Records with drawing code
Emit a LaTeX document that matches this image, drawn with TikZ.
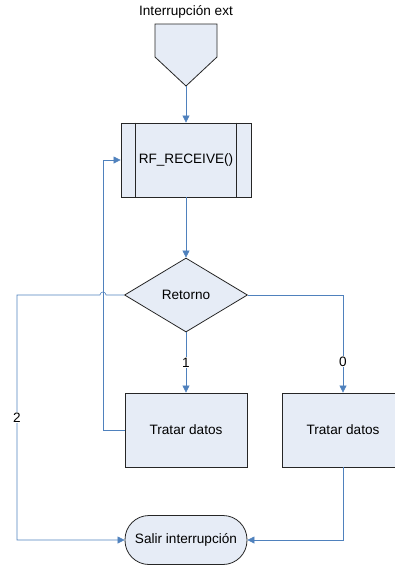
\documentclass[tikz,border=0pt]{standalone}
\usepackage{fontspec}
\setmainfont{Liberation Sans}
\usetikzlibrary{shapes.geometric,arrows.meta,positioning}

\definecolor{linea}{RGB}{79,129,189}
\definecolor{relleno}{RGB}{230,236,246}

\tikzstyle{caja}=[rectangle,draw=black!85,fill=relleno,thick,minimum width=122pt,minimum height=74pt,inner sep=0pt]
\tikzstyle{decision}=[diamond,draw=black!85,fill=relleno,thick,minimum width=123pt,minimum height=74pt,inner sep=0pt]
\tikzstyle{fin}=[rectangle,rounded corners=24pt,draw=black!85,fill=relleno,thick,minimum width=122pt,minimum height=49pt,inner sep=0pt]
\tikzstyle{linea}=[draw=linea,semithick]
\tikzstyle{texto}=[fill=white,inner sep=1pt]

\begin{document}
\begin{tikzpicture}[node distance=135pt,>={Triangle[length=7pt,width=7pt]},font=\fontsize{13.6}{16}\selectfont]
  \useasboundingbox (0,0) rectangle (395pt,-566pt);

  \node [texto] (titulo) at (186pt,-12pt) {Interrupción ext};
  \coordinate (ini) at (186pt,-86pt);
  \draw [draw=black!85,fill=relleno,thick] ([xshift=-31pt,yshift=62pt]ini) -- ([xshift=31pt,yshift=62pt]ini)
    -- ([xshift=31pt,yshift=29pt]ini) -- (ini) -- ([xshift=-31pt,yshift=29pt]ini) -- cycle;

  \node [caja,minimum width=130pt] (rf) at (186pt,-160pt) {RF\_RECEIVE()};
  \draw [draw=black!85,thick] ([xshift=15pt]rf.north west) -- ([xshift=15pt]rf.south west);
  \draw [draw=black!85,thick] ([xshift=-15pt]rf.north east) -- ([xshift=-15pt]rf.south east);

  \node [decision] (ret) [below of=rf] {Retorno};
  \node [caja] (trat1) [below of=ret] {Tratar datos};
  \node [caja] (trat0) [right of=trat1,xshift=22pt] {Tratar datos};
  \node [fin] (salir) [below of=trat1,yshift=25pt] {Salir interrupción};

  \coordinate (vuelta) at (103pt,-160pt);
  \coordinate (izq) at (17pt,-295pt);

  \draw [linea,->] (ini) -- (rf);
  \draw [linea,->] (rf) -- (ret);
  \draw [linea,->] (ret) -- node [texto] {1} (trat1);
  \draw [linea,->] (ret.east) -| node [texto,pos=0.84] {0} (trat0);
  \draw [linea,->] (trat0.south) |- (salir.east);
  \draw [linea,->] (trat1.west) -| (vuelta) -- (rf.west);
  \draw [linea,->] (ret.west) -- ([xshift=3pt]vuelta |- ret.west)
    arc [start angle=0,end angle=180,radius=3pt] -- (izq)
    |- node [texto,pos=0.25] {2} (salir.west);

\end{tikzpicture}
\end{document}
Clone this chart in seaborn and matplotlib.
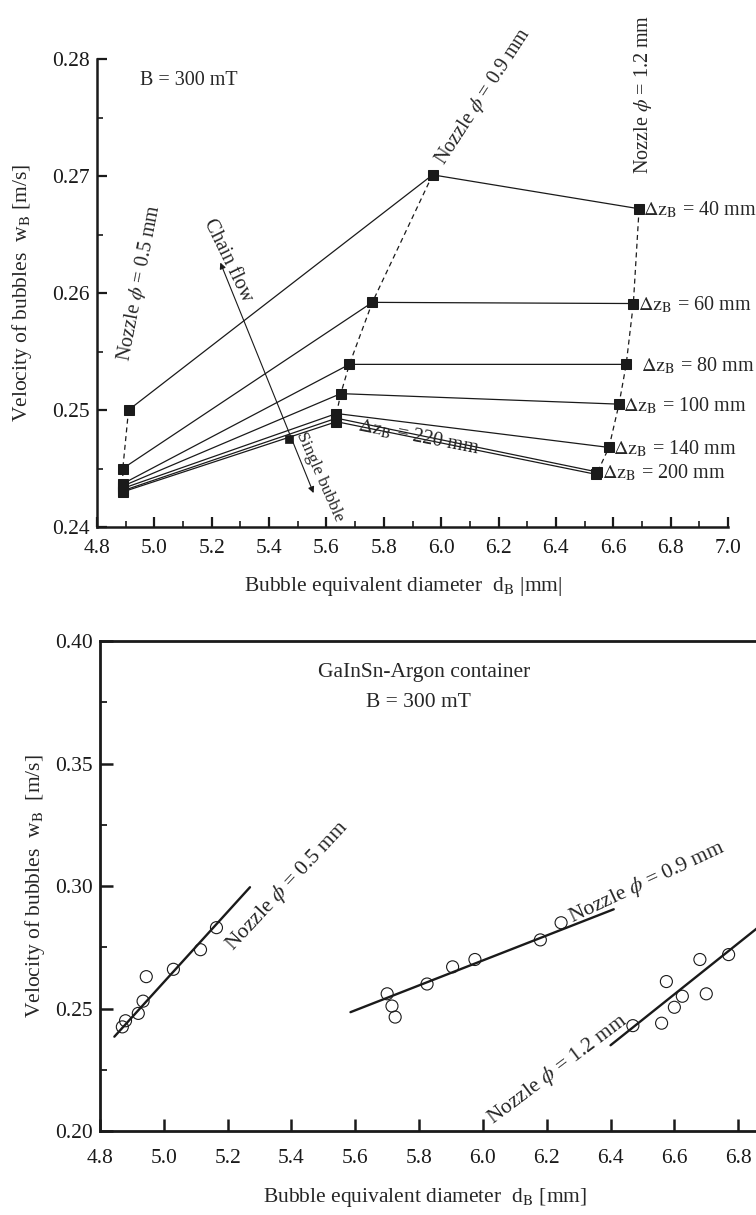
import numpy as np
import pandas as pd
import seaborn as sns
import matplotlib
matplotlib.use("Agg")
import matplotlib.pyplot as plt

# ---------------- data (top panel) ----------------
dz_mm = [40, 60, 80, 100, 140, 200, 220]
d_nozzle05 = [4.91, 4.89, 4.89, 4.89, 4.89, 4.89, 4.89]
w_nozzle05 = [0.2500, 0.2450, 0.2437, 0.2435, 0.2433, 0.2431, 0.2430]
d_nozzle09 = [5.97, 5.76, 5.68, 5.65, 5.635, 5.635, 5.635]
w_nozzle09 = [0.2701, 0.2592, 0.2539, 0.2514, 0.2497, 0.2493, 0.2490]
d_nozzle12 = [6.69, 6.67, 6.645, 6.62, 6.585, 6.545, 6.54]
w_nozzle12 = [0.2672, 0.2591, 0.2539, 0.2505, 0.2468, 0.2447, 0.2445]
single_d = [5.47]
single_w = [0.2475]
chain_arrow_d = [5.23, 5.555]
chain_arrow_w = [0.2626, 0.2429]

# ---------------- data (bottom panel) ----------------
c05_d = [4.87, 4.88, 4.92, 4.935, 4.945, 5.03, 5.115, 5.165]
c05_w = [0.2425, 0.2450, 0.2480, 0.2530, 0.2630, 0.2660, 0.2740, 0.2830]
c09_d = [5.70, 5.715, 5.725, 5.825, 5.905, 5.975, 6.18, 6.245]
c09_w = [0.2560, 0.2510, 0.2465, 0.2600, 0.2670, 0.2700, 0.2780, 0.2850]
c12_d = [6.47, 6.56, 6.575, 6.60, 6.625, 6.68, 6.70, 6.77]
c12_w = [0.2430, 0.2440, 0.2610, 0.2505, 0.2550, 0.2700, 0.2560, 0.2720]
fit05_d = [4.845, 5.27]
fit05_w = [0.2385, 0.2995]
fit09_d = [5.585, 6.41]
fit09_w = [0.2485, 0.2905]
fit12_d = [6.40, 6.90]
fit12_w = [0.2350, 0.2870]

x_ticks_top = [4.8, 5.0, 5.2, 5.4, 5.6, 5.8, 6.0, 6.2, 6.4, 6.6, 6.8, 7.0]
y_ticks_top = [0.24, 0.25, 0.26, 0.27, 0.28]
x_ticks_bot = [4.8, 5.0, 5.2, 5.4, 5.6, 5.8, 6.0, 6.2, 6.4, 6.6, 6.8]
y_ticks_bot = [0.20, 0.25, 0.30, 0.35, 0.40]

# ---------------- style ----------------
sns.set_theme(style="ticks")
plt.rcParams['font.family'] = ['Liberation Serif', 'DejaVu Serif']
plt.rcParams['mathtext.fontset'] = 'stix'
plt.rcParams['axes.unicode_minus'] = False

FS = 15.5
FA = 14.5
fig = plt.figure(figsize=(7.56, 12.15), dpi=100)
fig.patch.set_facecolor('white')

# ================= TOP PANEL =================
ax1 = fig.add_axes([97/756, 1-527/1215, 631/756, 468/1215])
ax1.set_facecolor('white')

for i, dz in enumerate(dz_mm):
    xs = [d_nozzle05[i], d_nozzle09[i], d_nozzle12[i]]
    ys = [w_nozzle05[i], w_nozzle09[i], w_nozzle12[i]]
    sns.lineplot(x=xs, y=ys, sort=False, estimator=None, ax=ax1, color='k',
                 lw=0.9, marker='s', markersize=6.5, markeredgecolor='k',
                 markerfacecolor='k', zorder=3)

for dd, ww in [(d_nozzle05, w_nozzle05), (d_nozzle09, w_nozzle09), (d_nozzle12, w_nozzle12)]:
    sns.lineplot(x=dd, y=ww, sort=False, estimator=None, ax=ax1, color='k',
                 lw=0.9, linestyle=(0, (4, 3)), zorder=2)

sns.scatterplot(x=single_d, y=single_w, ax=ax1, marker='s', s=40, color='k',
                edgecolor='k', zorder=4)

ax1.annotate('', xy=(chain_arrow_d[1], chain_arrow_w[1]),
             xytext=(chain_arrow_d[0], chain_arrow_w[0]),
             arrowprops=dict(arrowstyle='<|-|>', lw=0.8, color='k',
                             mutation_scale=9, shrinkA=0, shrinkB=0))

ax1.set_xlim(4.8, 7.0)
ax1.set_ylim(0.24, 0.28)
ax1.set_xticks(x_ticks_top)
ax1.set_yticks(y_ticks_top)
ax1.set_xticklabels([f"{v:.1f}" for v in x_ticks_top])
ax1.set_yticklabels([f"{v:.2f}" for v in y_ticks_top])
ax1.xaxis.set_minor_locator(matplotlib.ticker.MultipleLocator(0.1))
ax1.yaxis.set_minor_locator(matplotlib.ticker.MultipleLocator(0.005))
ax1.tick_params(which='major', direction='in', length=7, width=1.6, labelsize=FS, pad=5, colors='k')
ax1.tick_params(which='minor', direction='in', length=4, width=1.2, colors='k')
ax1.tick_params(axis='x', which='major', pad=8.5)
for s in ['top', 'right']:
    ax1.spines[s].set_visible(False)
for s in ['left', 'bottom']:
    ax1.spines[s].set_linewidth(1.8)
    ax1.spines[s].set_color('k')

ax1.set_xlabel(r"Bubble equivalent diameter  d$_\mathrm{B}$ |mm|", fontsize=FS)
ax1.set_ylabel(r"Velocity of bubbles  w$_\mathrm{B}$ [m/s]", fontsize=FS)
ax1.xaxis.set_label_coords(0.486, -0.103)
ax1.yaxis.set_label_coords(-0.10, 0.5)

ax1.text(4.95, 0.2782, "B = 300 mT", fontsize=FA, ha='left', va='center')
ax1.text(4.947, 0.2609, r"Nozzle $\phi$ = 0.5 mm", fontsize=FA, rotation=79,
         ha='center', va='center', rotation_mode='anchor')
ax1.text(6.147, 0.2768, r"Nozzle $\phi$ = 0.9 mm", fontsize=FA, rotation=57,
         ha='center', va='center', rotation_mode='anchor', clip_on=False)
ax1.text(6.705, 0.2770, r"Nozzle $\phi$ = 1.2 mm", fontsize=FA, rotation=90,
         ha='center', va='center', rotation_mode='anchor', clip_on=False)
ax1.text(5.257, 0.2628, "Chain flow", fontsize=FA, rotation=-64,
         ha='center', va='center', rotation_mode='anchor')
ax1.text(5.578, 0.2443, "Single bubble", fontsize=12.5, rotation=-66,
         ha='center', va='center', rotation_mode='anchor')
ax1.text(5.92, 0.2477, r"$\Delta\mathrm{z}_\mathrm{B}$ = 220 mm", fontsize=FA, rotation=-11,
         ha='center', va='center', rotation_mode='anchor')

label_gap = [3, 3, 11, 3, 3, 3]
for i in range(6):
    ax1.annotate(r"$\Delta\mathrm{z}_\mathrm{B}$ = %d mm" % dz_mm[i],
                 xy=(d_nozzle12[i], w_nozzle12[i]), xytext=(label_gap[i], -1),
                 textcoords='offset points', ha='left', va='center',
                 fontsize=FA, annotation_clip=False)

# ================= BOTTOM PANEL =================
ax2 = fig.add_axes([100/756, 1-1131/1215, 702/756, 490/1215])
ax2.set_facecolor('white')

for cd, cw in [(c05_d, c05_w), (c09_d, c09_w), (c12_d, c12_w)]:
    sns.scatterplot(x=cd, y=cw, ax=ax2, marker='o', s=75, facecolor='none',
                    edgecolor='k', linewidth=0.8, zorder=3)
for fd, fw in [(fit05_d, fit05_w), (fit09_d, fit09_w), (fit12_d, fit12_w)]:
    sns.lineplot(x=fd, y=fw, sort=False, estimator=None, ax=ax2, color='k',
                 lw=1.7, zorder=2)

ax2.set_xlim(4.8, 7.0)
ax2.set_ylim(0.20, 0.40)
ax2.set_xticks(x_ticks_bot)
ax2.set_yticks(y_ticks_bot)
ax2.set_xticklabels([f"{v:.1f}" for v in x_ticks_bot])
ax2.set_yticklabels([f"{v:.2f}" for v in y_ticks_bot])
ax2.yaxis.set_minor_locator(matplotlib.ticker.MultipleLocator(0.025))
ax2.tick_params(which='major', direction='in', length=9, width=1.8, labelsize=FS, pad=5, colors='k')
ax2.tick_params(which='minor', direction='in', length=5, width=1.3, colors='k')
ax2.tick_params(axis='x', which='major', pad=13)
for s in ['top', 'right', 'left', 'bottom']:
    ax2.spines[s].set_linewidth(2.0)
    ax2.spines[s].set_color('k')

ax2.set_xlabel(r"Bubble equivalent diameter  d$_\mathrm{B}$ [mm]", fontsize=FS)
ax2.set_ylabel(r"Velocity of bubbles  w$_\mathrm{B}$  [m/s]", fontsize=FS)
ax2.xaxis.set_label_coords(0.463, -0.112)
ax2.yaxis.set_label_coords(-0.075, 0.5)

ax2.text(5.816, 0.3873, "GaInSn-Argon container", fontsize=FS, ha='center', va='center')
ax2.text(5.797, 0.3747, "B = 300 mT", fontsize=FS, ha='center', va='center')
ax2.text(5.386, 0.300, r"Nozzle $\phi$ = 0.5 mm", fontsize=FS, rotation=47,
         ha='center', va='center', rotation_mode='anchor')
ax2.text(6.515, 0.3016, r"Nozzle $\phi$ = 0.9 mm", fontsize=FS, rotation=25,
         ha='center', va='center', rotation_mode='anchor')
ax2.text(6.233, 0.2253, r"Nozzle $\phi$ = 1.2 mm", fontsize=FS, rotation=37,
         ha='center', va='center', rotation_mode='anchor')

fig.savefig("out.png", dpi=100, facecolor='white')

Required work> Only the lines from the one holding "Clone this chart in seaborn and matplotlib." to the one holding "chain_arrow_w = [0.2626, 0.2429]" should be returned, both included and exactly as written, with no pictures.

In response>
Clone this chart in seaborn and matplotlib.
import numpy as np
import pandas as pd
import seaborn as sns
import matplotlib
matplotlib.use("Agg")
import matplotlib.pyplot as plt

# ---------------- data (top panel) ----------------
dz_mm = [40, 60, 80, 100, 140, 200, 220]
d_nozzle05 = [4.91, 4.89, 4.89, 4.89, 4.89, 4.89, 4.89]
w_nozzle05 = [0.2500, 0.2450, 0.2437, 0.2435, 0.2433, 0.2431, 0.2430]
d_nozzle09 = [5.97, 5.76, 5.68, 5.65, 5.635, 5.635, 5.635]
w_nozzle09 = [0.2701, 0.2592, 0.2539, 0.2514, 0.2497, 0.2493, 0.2490]
d_nozzle12 = [6.69, 6.67, 6.645, 6.62, 6.585, 6.545, 6.54]
w_nozzle12 = [0.2672, 0.2591, 0.2539, 0.2505, 0.2468, 0.2447, 0.2445]
single_d = [5.47]
single_w = [0.2475]
chain_arrow_d = [5.23, 5.555]
chain_arrow_w = [0.2626, 0.2429]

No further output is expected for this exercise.